### EXERCISE
Write out the listing from the line with "Output the Python" to the line with "plt.rcParams['axes.unicode_minus'] = False", both lines included, exactly and nothing beyond. Leave pictures out.

### DATA TO PROCESS
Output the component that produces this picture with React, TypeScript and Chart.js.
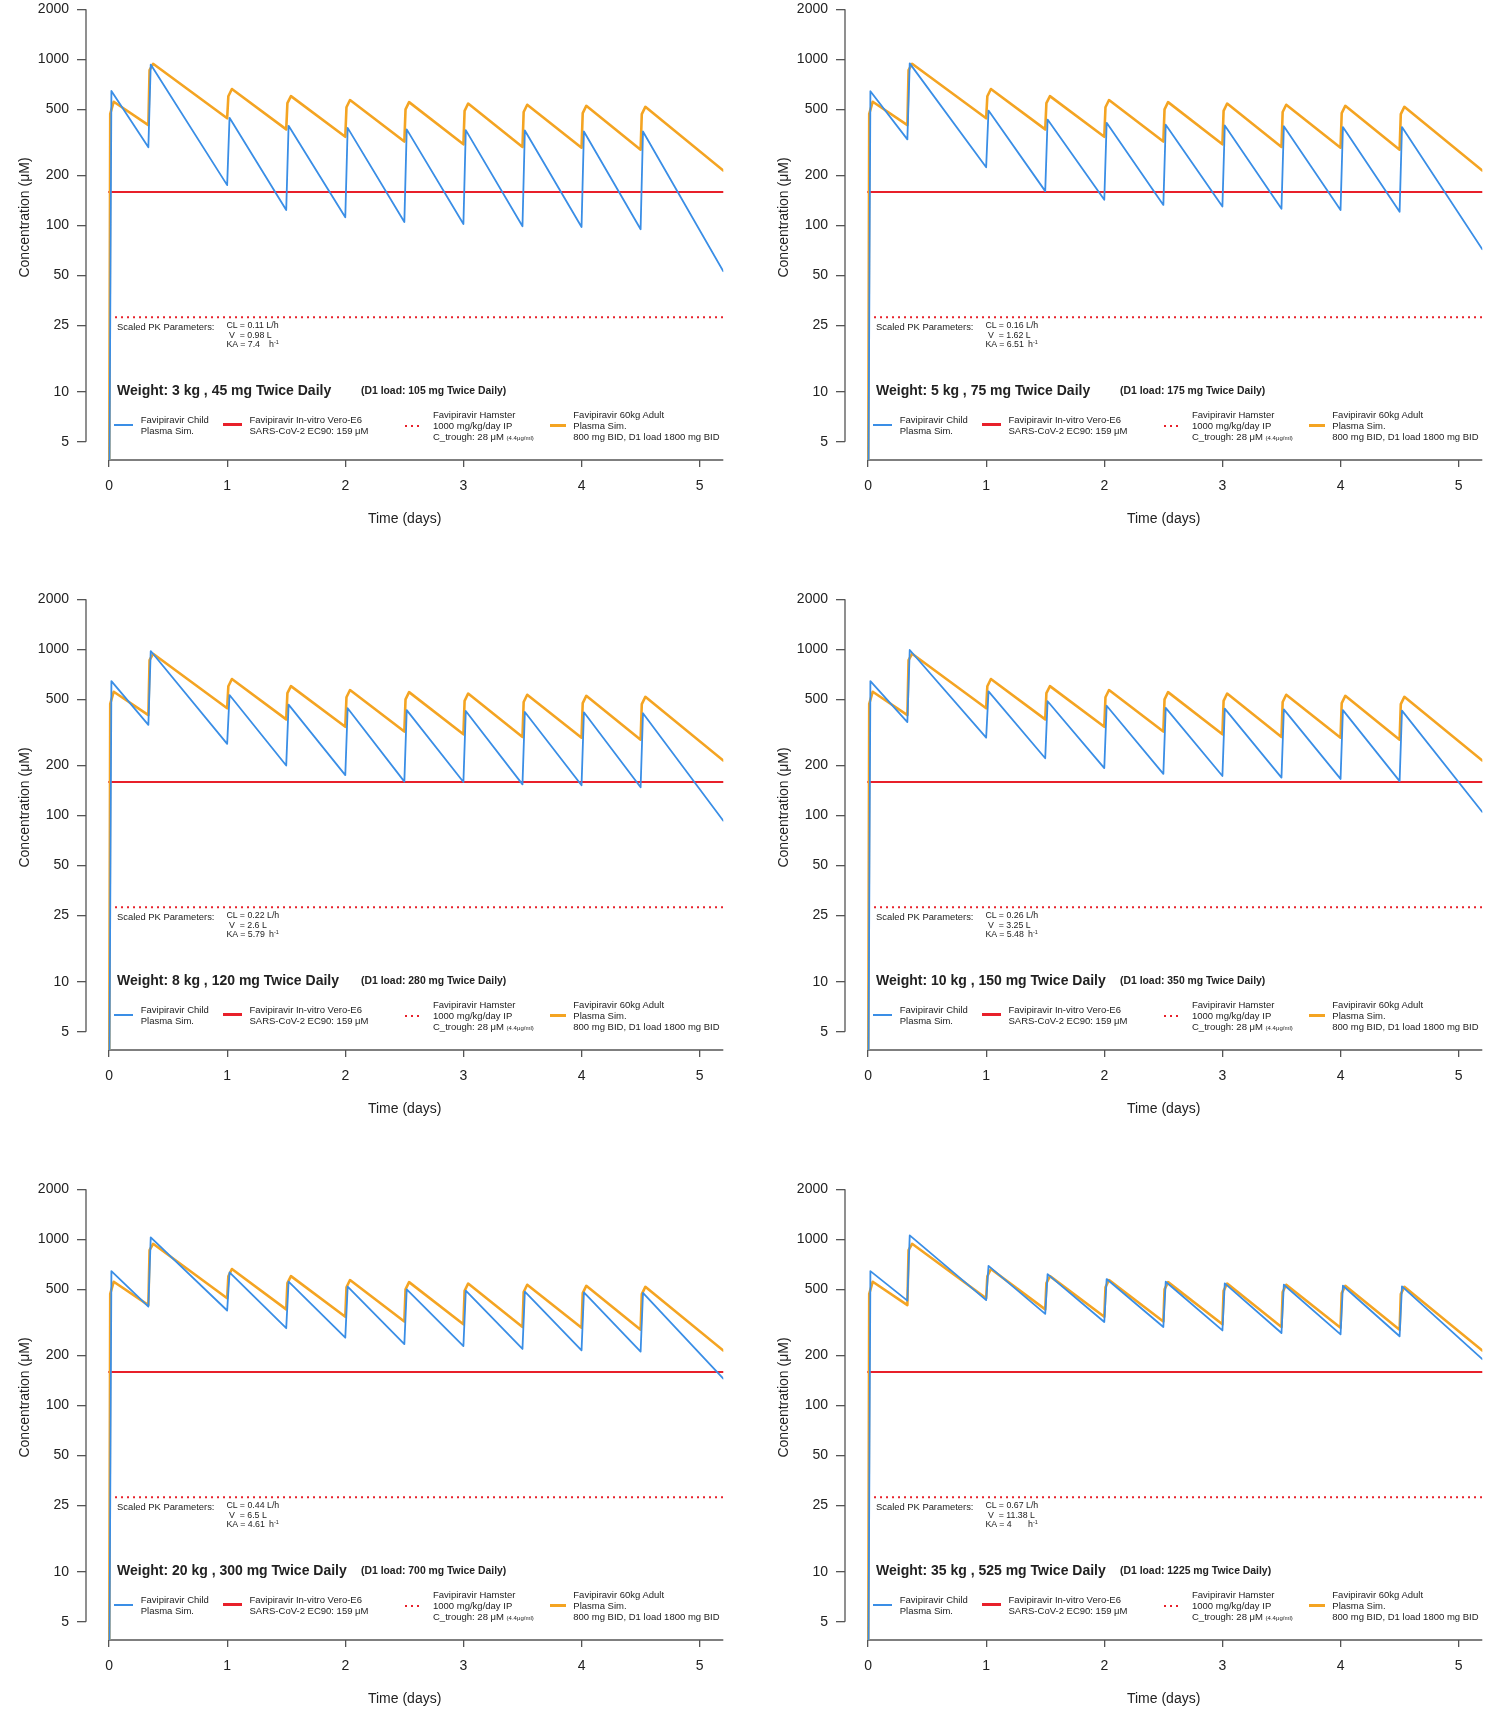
import { useEffect, useRef } from "react";
import { Chart, registerables } from "chart.js";

Chart.register(...registerables);

const FONT = "'Liberation Sans', Arial, Helvetica, sans-serif";
const BLUE = "#3a8ee6";
const ORANGE = "#f4a422";
const RED = "#e8202a";
const AXIS = "#555";
const TEXT = "#222";

// dosing schedule (days) shared by every panel
const doseDays = [0, 0.333, 1, 1.5, 2, 2.5, 3, 3.5, 4, 4.5];
const endDay = 5.2;
const childPeakLag = 0.02;
const adultShoulderLag = 0.01;
const adultPeakLag = 0.04;

// 60 kg adult simulation (same in all panels)
const adultTroughs = [1, 402, 442, 379, 342, 320, 308, 297, 294, 286];
const adultShoulders = [470, 860, 600, 545, 515, 500, 490, 482, 475, 468];
const adultPeaks = [556, 940, 663, 601, 569, 553, 542, 533, 525, 518];
const adultEnd = 214;

// child simulations, one row per panel
const childTroughs = [
  [1, 296, 175, 124, 112, 105, 102, 99, 98, 95],
  [1, 330, 224, 161, 143, 133, 130, 126, 124, 121],
  [1, 351, 270, 200, 175, 160, 159, 154, 152, 148],
  [1, 365, 294, 221, 193, 178, 173, 169, 166, 161],
  [1, 394, 373, 292, 256, 234, 228, 219, 215, 211],
  [1, 428, 431, 356, 318, 297, 283, 273, 268, 261],
];
const childPeaks = [
  [645, 930, 445, 398, 387, 379, 375, 373, 368, 368],
  [643, 946, 492, 434, 415, 404, 400, 396, 391, 391],
  [644, 977, 531, 465, 442, 431, 426, 420, 418, 413],
  [644, 991, 559, 487, 458, 444, 440, 435, 431, 428],
  [644, 1028, 632, 556, 519, 500, 491, 484, 479, 476],
  [644, 1056, 693, 618, 577, 556, 543, 533, 526, 521],
];
const childEnds = [53, 72, 93, 105, 145, 190];

const weights = [3, 5, 8, 10, 20, 35];
const twiceDailyDoses = [45, 75, 120, 150, 300, 525];
const loadDoses = [105, 175, 280, 350, 700, 1225];
const clearances = ["0.11", "0.16", "0.22", "0.26", "0.44", "0.67"];
const volumes = ["0.98", "1.62", "2.6", "3.25", "6.5", "11.38"];
const absorptions = ["7.4", "6.51", "5.79", "5.48", "4.61", "4"];

const ec90 = 159;
const hamsterTrough = 28;

const xTicks = [0, 1, 2, 3, 4, 5];
const yTicks = [5, 10, 25, 50, 100, 200, 500, 1000, 2000];

type Pt = { x: number; y: number };

function doseCurve(troughs: number[], peaks: number[], end: number, lag: number, shoulders?: number[]) {
  const pts: Pt[] = [];
  doseDays.forEach((d, i) => {
    pts.push({ x: d, y: troughs[i] });
    if (shoulders) pts.push({ x: d + adultShoulderLag, y: shoulders[i] });
    pts.push({ x: d + lag, y: peaks[i] });
  });
  pts.push({ x: endDay, y: end });
  return pts;
}

const axisLines = {
  id: "axisLines",
  beforeDatasetsDraw(chart: any) {
    const { ctx, chartArea, scales } = chart;
    ctx.save();
    ctx.strokeStyle = AXIS;
    ctx.lineWidth = 1.3;
    ctx.beginPath();
    ctx.moveTo(chartArea.left, scales.y.getPixelForValue(yTicks[yTicks.length - 1]));
    ctx.lineTo(chartArea.left, scales.y.getPixelForValue(yTicks[0]));
    ctx.moveTo(scales.x.getPixelForValue(xTicks[0]), chartArea.bottom);
    ctx.lineTo(chartArea.right, chartArea.bottom);
    ctx.stroke();
    ctx.restore();
  },
};

function Txt(props: { x: number; cy: number; size: number; bold?: boolean; children: any }) {
  const lh = props.size * 1.2;
  return (
    <div
      style={{
        position: "absolute",
        left: props.x,
        top: props.cy - lh / 2,
        fontSize: props.size,
        lineHeight: `${lh}px`,
        fontWeight: props.bold ? "bold" : "normal",
        whiteSpace: "pre",
      }}
    >
      {props.children}
    </div>
  );
}

function Swatch(props: { x1: number; x2: number; y: number; h: number; color: string; dotted?: boolean }) {
  return (
    <div
      style={{
        position: "absolute",
        left: props.x1,
        top: props.y - props.h / 2,
        width: props.x2 - props.x1,
        height: props.h,
        background: props.dotted
          ? `repeating-linear-gradient(to right, ${props.color} 0 2px, transparent 2px 6px)`
          : props.color,
      }}
    />
  );
}

function Panel({ index }: { index: number }) {
  const canvasRef = useRef<HTMLCanvasElement>(null);
  const row = Math.floor(index / 2);
  const col = index % 2;

  useEffect(() => {
    const ctx = canvasRef.current?.getContext("2d");
    if (!ctx) return;
    Chart.defaults.font.family = FONT;
    const chart = new Chart(ctx, {
      type: "line",
      data: {
        datasets: [
          {
            data: doseCurve(childTroughs[index], childPeaks[index], childEnds[index], childPeakLag),
            borderColor: BLUE,
            borderWidth: 1.8,
          },
          {
            data: doseCurve(adultTroughs, adultPeaks, adultEnd, adultPeakLag, adultShoulders),
            borderColor: ORANGE,
            borderWidth: 2.6,
          },
          {
            data: [
              { x: 0, y: ec90 },
              { x: endDay, y: ec90 },
            ],
            borderColor: RED,
            borderWidth: 2,
          },
          {
            data: [
              { x: 0, y: hamsterTrough },
              { x: endDay, y: hamsterTrough },
            ],
            borderColor: RED,
            borderWidth: 2,
            borderDash: [2, 4],
            borderCapStyle: "butt",
          },
        ].map((d) => ({
          pointRadius: 0,
          tension: 0,
          borderJoinStyle: "round" as const,
          borderCapStyle: "round" as const,
          ...d,
        })) as any,
      },
      options: {
        animation: false,
        responsive: false,
        events: [],
        layout: { padding: { left: 4, right: 20.7, top: 20, bottom: 5 } },
        plugins: { legend: { display: false }, tooltip: { enabled: false } },
        scales: {
          x: {
            type: "linear",
            min: -0.195,
            max: endDay,
            border: { display: false },
            grid: { drawOnChartArea: false, drawTicks: true, tickLength: 7, color: AXIS, lineWidth: 1.3 },
            ticks: {
              padding: 10.6,
              color: TEXT,
              font: { size: 14 },
              autoSkip: false,
              maxRotation: 0,
              callback: (v: any) => String(v),
            },
            afterBuildTicks: (s: any) => {
              s.ticks = xTicks.map((value) => ({ value }));
            },
            afterFit: (s: any) => {
              s.height = 70;
            },
            title: {
              display: true,
              text: "Time (days)",
              color: TEXT,
              font: { size: 14 },
              padding: { top: 0, bottom: 2.3 },
            },
          },
          y: {
            type: "logarithmic",
            min: 3.878,
            max: 3219,
            border: { display: false },
            grid: { drawOnChartArea: false, drawTicks: true, tickLength: 9, color: AXIS, lineWidth: 1.3 },
            ticks: {
              padding: 8,
              color: TEXT,
              font: { size: 14 },
              autoSkip: false,
              callback: (v: any) => String(v),
            },
            afterBuildTicks: (s: any) => {
              s.ticks = yTicks.map((value) => ({ value }));
            },
            afterFit: (s: any) => {
              s.width = 82;
            },
            title: {
              display: true,
              text: "Concentration (μM)",
              color: TEXT,
              font: { size: 14 },
              padding: { top: 12.6, bottom: 0 },
            },
          },
        },
      },
      plugins: [axisLines],
    });
    return () => chart.destroy();
  }, [index]);

  return (
    <div style={{ position: "absolute", left: col * 759, top: row * 590, width: 759, height: 590 }}>
      <canvas
        ref={canvasRef}
        width={744}
        height={580}
        style={{ position: "absolute", left: 0, top: -45, width: 744, height: 580 }}
      />

      <Txt x={117} cy={326.5} size={9.4}>Scaled PK Parameters:</Txt>
      <Txt x={226.5} cy={325.7} size={8.8}>{`CL = ${clearances[index]} L/h`}</Txt>
      <Txt x={226.5} cy={335.2} size={8.8}>{` V  = ${volumes[index]} L`}</Txt>
      <Txt x={226.5} cy={344.7} size={8.8}>{`KA = ${absorptions[index]}`}</Txt>
      <Txt x={269} cy={344.7} size={8.8}>
        h<span style={{ fontSize: 5.5, position: "relative", top: -3.5 }}>-1</span>
      </Txt>

      <Txt x={117} cy={390.7} size={14} bold>
        {`Weight: ${weights[index]} kg , ${twiceDailyDoses[index]} mg Twice Daily`}
      </Txt>
      <Txt x={361} cy={391.7} size={10.4} bold>
        {`(D1 load: ${loadDoses[index]} mg Twice Daily)`}
      </Txt>

      <Swatch x1={114} x2={132.5} y={424.5} h={2} color={BLUE} />
      <Txt x={140.7} cy={419.4} size={9.5}>Favipiravir Child</Txt>
      <Txt x={140.7} cy={430.7} size={9.5}>Plasma Sim.</Txt>

      <Swatch x1={222.7} x2={242} y={424.5} h={2.5} color={RED} />
      <Txt x={249.5} cy={419.4} size={9.5}>Favipiravir In-vitro Vero-E6</Txt>
      <Txt x={249.5} cy={430.7} size={9.5}>{`SARS-CoV-2 EC90: ${ec90} μM`}</Txt>

      <Swatch x1={405} x2={422} y={425.7} h={2} color={RED} dotted />
      <Txt x={433} cy={414.4} size={9.5}>Favipiravir Hamster</Txt>
      <Txt x={433} cy={425.7} size={9.5}>1000 mg/kg/day IP</Txt>
      <Txt x={433} cy={437} size={9.5}>
        {`C_trough: ${hamsterTrough} μM `}
        <span style={{ fontSize: 6 }}>(4.4μg/ml)</span>
      </Txt>

      <Swatch x1={550.4} x2={566} y={425.7} h={2.5} color={ORANGE} />
      <Txt x={573.3} cy={414.4} size={9.5}>Favipiravir 60kg Adult</Txt>
      <Txt x={573.3} cy={425.7} size={9.5}>Plasma Sim.</Txt>
      <Txt x={573.3} cy={437} size={9.5}>800 mg BID, D1 load 1800 mg BID</Txt>
    </div>
  );
}

export default function App() {
  return (
    <div
      style={{
        position: "absolute",
        left: 0,
        top: 0,
        width: 1495,
        height: 1712,
        overflow: "hidden",
        background: "#fff",
        fontFamily: FONT,
        color: TEXT,
      }}
    >
      {weights.map((_, i) => (
        <Panel key={i} index={i} />
      ))}
    </div>
  );
}
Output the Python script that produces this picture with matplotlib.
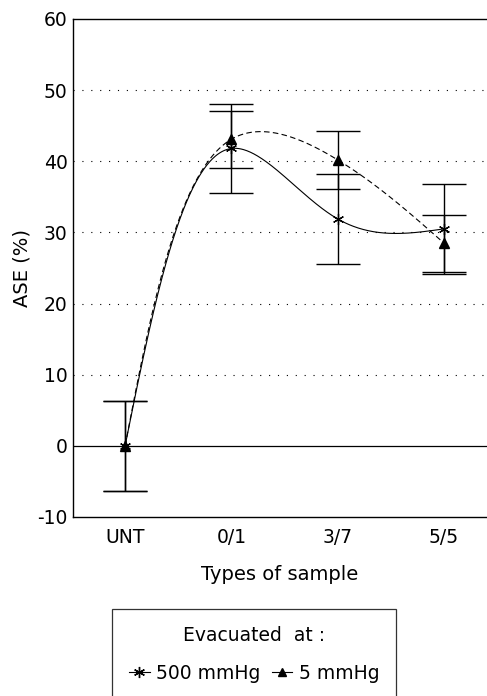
import numpy as np
import matplotlib
matplotlib.use("Agg")
import matplotlib.pyplot as plt
from matplotlib.lines import Line2D

plt.rcParams['font.family'] = ['DejaVu Sans']
plt.rcParams['axes.unicode_minus'] = False

samples = ["UNT", "0/1", "3/7", "5/5"]
ase_500 = [0.0, 41.8, 31.9, 30.5]
err_500 = [6.3, 6.3, 6.3, 6.3]
ase_5 = [0.0, 43.1, 40.2, 28.5]
err_5 = [6.3, 4.0, 4.1, 4.0]


def natural_spline(t, v, tt):
    # natural cubic spline, second derivs zero at both ends
    n = len(t)
    h = np.diff(t)
    A = np.zeros((n, n))
    b = np.zeros(n)
    A[0, 0] = 1
    A[-1, -1] = 1
    for i in range(1, n - 1):
        A[i, i - 1] = h[i - 1]
        A[i, i] = 2 * (h[i - 1] + h[i])
        A[i, i + 1] = h[i]
        b[i] = 6 * ((v[i + 1] - v[i]) / h[i] - (v[i] - v[i - 1]) / h[i - 1])
    M = np.linalg.solve(A, b)
    out = np.empty_like(tt)
    for k, s in enumerate(tt):
        i = min(np.searchsorted(t, s, side='right') - 1, n - 2)
        a = t[i + 1] - s
        c = s - t[i]
        out[k] = (M[i] * a**3 + M[i + 1] * c**3) / (6 * h[i]) \
            + (v[i] / h[i] - M[i] * h[i] / 6) * a \
            + (v[i + 1] / h[i] - M[i + 1] * h[i] / 6) * c
    return out


def smooth_curve(x, y, sx=106.0, sy=7.12, alpha=0.5):
    # parametric spline, centripetal-ish knot spacing in screen units
    px = np.asarray(x, float) * sx
    py = np.asarray(y, float) * sy
    d = np.hypot(np.diff(px), np.diff(py)) ** alpha
    t = np.concatenate([[0], np.cumsum(d)])
    tt = np.linspace(0, t[-1], 400)
    return natural_spline(t, px, tt) / sx, natural_spline(t, py, tt) / sy


xpos = np.arange(len(samples))

fig = plt.figure(figsize=(4.87, 6.96), dpi=100)
ax = fig.add_axes([73 / 487, 1 - 517 / 696, 414 / 487, 498 / 696])

for yv in [10, 20, 30, 40, 50]:
    ax.axhline(yv, color='black', lw=0.8, linestyle=(0, (1, 7)), zorder=1)
ax.axhline(0, color='black', lw=0.9, zorder=1)

cx, cy = smooth_curve(xpos, ase_500)
ax.plot(cx, cy, color='black', lw=0.8, zorder=2)
cx, cy = smooth_curve(xpos, ase_5)
ax.plot(cx, cy, color='black', lw=0.8, linestyle=(0, (5, 3)), zorder=2)

ax.errorbar(xpos, ase_500, yerr=err_500, fmt='none', ecolor='black',
            elinewidth=1.0, capsize=16, capthick=1.0, zorder=3)
ax.errorbar(xpos, ase_5, yerr=err_5, fmt='none', ecolor='black',
            elinewidth=1.0, capsize=16, capthick=1.0, zorder=3)
ax.plot(xpos, ase_500, linestyle='none', marker=(6, 2, 0), markersize=8,
        color='black', markeredgewidth=0.9, zorder=4)
ax.plot(xpos, ase_5, linestyle='none', marker='^', markersize=7,
        color='black', zorder=4)

ax.set_xlim(-0.49, 3.405)
ax.set_ylim(-10, 60)
ax.set_yticks([-10, 0, 10, 20, 30, 40, 50, 60])
ax.set_xticks(xpos)
ax.set_xticklabels(samples)
ax.tick_params(axis='both', length=0, labelsize=13.5)
ax.tick_params(axis='y', pad=4)
ax.tick_params(axis='x', pad=8)
ax.spines['right'].set_visible(False)
for s in ['left', 'bottom', 'top']:
    ax.spines[s].set_linewidth(1.0)

ax.set_xlabel("Types of sample", fontsize=14, labelpad=13)
ax.set_ylabel("ASE (%)", fontsize=14, labelpad=4)

handles = [
    Line2D([], [], color='black', lw=0.8, marker=(6, 2, 0), markersize=8),
    Line2D([], [], color='black', lw=0.8, marker='^', markersize=6),
]
leg = fig.legend(handles, ["500 mmHg", "5 mmHg"], ncol=2,
                 title="Evacuated  at :", title_fontsize=13.5, fontsize=13.5,
                 loc='upper left', bbox_to_anchor=(112 / 487, 1 - 609 / 696),
                 frameon=True, fancybox=False, edgecolor='black',
                 handlelength=1.1, handletextpad=0.35, columnspacing=0.6,
                 borderpad=0.9, labelspacing=1.0, borderaxespad=0)
leg.get_frame().set_linewidth(0.9)

fig.savefig("out.png", dpi=100)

### CORRECT ANSWER
Output the Python script that produces this picture with matplotlib.
import numpy as np
import matplotlib
matplotlib.use("Agg")
import matplotlib.pyplot as plt
from matplotlib.lines import Line2D

plt.rcParams['font.family'] = ['DejaVu Sans']
plt.rcParams['axes.unicode_minus'] = False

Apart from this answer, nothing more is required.